GIVEN REQUEST> Every line from the start of the entries up to and including the one bearing "red = '#C00000'" must be printed verbatim, without the pictures.

Rows from a dataset of charts and code:
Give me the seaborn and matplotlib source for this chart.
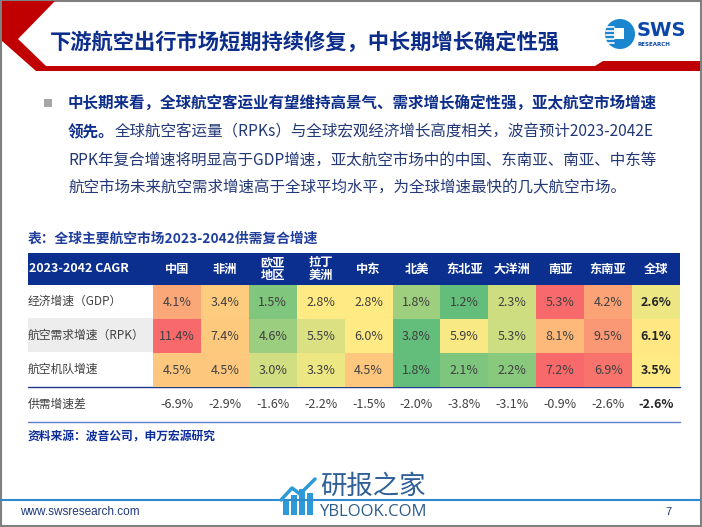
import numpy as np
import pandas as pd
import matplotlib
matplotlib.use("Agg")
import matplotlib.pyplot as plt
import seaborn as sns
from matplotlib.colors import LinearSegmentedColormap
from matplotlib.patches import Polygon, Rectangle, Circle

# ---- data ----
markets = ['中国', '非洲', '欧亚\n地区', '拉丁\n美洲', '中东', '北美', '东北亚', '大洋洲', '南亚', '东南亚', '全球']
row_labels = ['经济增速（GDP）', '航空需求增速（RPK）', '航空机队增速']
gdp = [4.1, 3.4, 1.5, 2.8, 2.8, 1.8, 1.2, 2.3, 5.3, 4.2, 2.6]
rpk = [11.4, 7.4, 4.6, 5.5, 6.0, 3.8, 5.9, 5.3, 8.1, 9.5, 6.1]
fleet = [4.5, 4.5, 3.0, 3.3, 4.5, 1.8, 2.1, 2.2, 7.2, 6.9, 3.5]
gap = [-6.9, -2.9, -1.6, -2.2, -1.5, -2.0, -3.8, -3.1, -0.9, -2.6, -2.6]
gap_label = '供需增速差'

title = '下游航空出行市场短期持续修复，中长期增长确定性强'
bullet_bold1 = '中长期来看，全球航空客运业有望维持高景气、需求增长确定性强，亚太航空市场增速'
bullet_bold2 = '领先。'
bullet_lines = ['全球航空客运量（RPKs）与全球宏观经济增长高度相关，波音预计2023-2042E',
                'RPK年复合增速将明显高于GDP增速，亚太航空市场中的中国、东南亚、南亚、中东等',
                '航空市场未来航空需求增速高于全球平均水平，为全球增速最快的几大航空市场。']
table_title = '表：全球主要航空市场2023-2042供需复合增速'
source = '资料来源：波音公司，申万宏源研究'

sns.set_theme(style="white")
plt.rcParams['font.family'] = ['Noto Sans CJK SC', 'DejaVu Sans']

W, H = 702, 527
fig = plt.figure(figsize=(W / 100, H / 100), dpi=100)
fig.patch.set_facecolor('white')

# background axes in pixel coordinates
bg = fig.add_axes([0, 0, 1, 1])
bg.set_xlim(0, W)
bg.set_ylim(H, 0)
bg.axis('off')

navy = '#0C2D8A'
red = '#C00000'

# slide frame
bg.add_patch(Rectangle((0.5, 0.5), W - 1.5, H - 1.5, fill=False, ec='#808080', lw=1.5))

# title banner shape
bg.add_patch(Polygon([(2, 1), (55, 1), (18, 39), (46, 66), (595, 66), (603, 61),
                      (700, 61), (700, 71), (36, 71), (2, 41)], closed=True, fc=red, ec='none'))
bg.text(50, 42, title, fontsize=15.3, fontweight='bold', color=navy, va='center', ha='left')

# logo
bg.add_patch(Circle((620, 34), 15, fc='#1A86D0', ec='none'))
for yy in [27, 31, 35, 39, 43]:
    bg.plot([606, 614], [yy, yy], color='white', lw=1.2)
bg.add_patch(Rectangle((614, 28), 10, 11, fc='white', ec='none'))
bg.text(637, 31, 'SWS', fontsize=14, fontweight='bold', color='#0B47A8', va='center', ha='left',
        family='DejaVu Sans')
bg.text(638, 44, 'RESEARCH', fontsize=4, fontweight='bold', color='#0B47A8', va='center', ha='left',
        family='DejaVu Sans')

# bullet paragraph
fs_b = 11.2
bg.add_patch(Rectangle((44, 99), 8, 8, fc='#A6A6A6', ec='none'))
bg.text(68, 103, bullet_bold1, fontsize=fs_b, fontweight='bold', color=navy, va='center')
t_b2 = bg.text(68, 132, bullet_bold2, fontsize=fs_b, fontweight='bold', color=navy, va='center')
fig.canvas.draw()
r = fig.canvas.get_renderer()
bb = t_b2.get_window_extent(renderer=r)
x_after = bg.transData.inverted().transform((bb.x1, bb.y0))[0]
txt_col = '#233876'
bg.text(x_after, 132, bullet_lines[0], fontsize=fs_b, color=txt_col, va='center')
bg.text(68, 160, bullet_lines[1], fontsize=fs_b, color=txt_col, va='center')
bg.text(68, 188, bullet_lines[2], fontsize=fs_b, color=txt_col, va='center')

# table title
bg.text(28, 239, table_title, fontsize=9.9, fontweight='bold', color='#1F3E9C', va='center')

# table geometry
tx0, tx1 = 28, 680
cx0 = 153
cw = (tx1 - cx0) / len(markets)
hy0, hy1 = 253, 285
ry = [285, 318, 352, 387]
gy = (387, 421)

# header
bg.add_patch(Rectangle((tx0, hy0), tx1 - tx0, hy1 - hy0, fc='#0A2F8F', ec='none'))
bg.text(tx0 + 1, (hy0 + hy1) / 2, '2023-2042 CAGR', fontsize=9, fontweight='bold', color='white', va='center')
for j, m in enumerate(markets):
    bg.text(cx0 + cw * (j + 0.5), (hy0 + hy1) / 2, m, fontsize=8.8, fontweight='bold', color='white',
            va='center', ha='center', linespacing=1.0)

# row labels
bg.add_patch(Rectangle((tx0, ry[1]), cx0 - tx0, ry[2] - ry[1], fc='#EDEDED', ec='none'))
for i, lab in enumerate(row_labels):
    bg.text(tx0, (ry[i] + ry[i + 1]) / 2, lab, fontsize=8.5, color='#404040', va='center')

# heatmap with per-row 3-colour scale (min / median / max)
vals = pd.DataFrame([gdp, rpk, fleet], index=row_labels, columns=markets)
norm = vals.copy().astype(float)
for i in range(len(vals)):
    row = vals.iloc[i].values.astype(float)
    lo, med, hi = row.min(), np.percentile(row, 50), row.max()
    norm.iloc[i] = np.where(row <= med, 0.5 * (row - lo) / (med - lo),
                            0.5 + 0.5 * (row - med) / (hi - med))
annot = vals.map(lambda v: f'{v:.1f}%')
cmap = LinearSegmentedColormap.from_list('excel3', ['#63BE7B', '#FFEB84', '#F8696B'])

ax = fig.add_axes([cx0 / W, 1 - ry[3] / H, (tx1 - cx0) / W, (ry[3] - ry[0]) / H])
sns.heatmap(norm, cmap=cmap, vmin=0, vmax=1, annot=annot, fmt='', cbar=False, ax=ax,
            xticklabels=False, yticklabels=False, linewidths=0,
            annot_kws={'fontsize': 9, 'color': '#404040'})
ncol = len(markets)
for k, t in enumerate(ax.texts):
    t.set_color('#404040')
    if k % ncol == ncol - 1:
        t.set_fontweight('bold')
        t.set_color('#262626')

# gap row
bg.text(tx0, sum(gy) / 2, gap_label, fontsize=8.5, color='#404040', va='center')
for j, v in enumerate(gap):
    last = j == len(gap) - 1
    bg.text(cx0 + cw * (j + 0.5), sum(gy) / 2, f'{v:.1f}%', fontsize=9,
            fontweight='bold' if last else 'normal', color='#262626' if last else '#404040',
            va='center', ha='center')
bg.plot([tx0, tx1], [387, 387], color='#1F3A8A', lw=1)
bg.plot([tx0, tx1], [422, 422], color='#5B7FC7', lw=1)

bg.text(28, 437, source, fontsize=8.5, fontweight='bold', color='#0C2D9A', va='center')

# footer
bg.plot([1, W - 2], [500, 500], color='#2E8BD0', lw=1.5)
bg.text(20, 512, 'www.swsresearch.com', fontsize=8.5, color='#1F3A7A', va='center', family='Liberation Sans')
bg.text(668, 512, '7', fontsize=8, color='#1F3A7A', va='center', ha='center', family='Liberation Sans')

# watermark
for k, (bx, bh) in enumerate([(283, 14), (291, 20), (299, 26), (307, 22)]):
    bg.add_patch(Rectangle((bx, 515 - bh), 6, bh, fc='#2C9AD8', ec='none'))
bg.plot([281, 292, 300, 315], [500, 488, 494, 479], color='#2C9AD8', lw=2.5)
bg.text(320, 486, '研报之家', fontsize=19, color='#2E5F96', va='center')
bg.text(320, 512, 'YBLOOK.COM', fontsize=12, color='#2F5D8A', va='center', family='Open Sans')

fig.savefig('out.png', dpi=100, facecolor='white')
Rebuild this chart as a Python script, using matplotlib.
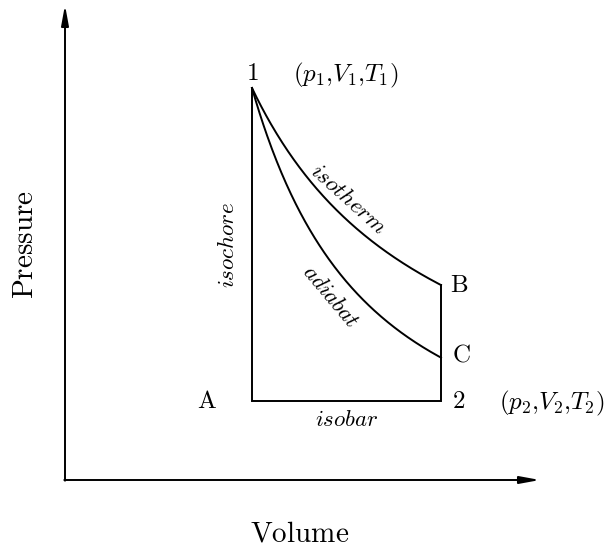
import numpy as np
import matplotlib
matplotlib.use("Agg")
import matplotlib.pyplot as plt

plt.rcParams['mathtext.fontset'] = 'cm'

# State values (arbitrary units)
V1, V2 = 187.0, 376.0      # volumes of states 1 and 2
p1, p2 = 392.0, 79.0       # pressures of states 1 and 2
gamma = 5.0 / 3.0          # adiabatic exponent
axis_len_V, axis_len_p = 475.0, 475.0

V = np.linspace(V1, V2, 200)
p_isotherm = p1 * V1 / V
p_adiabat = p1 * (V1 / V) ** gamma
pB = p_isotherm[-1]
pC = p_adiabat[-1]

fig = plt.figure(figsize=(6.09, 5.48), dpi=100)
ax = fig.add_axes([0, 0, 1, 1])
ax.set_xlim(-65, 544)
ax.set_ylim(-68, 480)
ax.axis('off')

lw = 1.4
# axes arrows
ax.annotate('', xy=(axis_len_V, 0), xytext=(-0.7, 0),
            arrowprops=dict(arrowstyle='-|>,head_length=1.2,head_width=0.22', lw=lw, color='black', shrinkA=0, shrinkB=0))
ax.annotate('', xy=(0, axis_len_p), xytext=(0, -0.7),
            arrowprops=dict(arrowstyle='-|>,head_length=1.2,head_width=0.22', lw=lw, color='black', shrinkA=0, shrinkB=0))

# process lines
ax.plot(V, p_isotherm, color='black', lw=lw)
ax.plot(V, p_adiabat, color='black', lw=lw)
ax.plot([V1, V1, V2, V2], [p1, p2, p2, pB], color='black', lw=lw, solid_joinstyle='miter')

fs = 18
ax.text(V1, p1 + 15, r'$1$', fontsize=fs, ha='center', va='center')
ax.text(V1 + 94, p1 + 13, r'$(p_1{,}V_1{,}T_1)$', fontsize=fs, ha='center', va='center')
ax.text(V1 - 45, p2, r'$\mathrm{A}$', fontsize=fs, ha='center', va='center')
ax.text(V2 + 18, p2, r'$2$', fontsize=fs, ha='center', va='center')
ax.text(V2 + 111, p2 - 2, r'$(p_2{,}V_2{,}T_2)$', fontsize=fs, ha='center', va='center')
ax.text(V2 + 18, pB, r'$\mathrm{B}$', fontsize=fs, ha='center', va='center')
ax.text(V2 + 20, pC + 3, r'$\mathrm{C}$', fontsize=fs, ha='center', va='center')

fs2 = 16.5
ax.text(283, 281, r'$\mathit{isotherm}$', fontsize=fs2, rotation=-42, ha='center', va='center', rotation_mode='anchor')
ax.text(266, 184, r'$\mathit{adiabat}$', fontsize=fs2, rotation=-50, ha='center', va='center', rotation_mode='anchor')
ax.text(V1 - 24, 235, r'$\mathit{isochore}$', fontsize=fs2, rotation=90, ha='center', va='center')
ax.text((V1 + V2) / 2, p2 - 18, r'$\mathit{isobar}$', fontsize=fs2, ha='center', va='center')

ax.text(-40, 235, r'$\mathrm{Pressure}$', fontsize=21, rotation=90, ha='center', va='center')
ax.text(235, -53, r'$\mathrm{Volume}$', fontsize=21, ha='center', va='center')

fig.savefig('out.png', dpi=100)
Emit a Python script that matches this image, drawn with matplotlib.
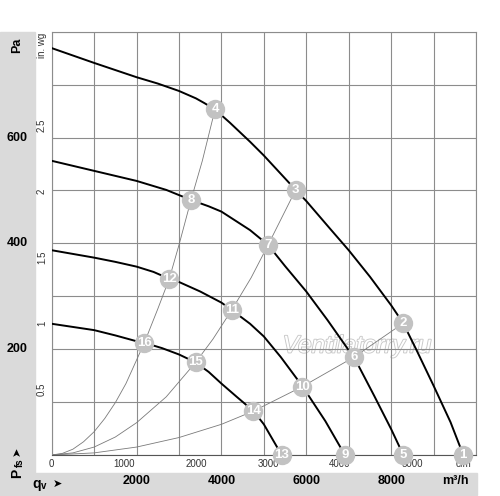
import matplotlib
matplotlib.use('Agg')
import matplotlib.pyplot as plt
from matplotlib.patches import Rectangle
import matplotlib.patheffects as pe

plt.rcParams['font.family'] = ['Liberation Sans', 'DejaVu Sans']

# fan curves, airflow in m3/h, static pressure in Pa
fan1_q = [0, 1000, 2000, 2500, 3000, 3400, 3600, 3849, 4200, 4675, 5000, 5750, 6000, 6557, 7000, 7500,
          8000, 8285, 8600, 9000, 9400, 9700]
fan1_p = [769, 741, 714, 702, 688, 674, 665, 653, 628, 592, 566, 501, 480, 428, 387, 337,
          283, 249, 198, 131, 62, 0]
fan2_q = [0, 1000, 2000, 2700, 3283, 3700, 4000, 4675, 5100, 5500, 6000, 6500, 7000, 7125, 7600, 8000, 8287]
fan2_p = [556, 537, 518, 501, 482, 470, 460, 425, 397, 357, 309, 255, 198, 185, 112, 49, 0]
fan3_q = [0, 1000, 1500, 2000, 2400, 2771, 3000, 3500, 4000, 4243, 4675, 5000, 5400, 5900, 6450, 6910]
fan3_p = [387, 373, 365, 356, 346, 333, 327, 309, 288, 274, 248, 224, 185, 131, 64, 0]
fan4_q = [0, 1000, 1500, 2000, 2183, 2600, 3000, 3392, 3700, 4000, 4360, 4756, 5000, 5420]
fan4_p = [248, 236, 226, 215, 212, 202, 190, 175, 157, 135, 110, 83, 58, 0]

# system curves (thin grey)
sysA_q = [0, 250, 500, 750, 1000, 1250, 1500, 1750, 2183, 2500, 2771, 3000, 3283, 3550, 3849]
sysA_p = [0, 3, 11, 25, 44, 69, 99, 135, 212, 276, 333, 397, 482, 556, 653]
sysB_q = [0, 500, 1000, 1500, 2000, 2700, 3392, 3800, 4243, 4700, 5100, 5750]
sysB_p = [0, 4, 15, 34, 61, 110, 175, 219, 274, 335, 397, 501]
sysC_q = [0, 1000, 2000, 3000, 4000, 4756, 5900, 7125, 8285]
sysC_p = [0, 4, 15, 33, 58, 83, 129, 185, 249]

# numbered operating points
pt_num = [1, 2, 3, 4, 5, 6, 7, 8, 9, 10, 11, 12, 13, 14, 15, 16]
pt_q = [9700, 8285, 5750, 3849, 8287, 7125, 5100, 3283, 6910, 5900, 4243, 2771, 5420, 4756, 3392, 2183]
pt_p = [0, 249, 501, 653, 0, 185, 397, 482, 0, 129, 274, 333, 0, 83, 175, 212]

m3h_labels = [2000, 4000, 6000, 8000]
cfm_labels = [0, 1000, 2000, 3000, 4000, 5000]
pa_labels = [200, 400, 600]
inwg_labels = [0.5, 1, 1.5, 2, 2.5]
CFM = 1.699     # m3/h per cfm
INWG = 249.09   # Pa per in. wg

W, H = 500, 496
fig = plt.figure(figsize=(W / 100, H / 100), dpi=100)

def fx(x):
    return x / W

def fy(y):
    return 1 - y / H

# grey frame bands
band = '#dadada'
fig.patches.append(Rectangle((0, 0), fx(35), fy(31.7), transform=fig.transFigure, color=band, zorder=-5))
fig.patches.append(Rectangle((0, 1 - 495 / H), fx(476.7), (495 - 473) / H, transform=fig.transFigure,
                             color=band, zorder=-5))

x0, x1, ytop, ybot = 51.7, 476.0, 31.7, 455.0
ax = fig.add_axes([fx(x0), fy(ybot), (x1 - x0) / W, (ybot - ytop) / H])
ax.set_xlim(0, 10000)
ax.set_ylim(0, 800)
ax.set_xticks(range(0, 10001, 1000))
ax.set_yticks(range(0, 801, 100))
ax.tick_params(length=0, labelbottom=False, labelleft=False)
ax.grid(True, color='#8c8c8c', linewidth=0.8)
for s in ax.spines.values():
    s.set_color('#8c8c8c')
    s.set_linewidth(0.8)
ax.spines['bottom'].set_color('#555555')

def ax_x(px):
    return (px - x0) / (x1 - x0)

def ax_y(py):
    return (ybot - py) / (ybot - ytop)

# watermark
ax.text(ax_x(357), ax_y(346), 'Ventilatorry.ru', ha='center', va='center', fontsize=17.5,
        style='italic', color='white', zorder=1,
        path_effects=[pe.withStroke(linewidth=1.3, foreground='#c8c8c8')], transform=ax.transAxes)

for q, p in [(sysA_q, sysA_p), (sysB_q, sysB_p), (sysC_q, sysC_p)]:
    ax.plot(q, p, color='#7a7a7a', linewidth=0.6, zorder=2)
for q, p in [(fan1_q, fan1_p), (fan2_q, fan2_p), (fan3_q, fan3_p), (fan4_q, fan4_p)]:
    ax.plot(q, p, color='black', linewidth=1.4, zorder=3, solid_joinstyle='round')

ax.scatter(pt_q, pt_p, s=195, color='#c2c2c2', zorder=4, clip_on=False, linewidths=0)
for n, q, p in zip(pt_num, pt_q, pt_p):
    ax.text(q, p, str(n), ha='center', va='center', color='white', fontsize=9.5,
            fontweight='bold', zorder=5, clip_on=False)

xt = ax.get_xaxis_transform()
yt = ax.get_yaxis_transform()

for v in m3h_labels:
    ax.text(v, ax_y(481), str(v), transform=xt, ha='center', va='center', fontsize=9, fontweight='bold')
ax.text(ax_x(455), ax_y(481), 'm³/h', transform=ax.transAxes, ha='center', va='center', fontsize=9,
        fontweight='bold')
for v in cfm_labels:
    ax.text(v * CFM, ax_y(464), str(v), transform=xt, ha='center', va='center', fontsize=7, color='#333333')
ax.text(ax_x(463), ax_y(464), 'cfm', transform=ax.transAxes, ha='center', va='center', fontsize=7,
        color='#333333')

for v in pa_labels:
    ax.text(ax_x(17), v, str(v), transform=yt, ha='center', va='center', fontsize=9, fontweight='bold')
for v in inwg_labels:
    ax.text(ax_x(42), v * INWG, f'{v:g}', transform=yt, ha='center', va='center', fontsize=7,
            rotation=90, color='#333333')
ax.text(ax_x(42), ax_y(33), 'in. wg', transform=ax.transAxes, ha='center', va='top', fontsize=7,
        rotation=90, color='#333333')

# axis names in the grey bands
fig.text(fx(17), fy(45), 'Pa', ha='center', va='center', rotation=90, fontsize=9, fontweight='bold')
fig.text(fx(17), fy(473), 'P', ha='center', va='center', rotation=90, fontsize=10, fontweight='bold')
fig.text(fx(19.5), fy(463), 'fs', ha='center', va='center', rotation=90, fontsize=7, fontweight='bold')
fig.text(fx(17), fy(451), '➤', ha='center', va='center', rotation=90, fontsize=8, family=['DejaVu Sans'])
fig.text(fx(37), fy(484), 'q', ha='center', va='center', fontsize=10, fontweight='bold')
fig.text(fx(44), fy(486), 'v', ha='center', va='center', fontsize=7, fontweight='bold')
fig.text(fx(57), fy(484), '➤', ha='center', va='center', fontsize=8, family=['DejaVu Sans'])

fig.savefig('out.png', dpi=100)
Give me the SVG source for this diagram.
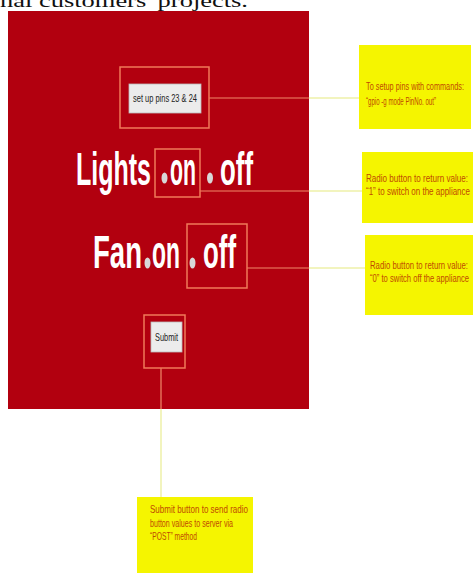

SOLUTION FOR THIS TASK>
Give me the seaborn and matplotlib source for this chart.
import numpy as np
import pandas as pd
import matplotlib
matplotlib.use("Agg")
import matplotlib.pyplot as plt
import seaborn as sns
from matplotlib.colors import LinearSegmentedColormap
from matplotlib.patches import Polygon, Rectangle, Circle

# ---- data ----
markets = ['中国', '非洲', '欧亚\n地区', '拉丁\n美洲', '中东', '北美', '东北亚', '大洋洲', '南亚', '东南亚', '全球']
row_labels = ['经济增速（GDP）', '航空需求增速（RPK）', '航空机队增速']
gdp = [4.1, 3.4, 1.5, 2.8, 2.8, 1.8, 1.2, 2.3, 5.3, 4.2, 2.6]
rpk = [11.4, 7.4, 4.6, 5.5, 6.0, 3.8, 5.9, 5.3, 8.1, 9.5, 6.1]
fleet = [4.5, 4.5, 3.0, 3.3, 4.5, 1.8, 2.1, 2.2, 7.2, 6.9, 3.5]
gap = [-6.9, -2.9, -1.6, -2.2, -1.5, -2.0, -3.8, -3.1, -0.9, -2.6, -2.6]
gap_label = '供需增速差'

title = '下游航空出行市场短期持续修复，中长期增长确定性强'
bullet_bold1 = '中长期来看，全球航空客运业有望维持高景气、需求增长确定性强，亚太航空市场增速'
bullet_bold2 = '领先。'
bullet_lines = ['全球航空客运量（RPKs）与全球宏观经济增长高度相关，波音预计2023-2042E',
                'RPK年复合增速将明显高于GDP增速，亚太航空市场中的中国、东南亚、南亚、中东等',
                '航空市场未来航空需求增速高于全球平均水平，为全球增速最快的几大航空市场。']
table_title = '表：全球主要航空市场2023-2042供需复合增速'
source = '资料来源：波音公司，申万宏源研究'

sns.set_theme(style="white")
plt.rcParams['font.family'] = ['Noto Sans CJK SC', 'DejaVu Sans']

W, H = 702, 527
fig = plt.figure(figsize=(W / 100, H / 100), dpi=100)
fig.patch.set_facecolor('white')

# background axes in pixel coordinates
bg = fig.add_axes([0, 0, 1, 1])
bg.set_xlim(0, W)
bg.set_ylim(H, 0)
bg.axis('off')

navy = '#0C2D8A'
red = '#C00000'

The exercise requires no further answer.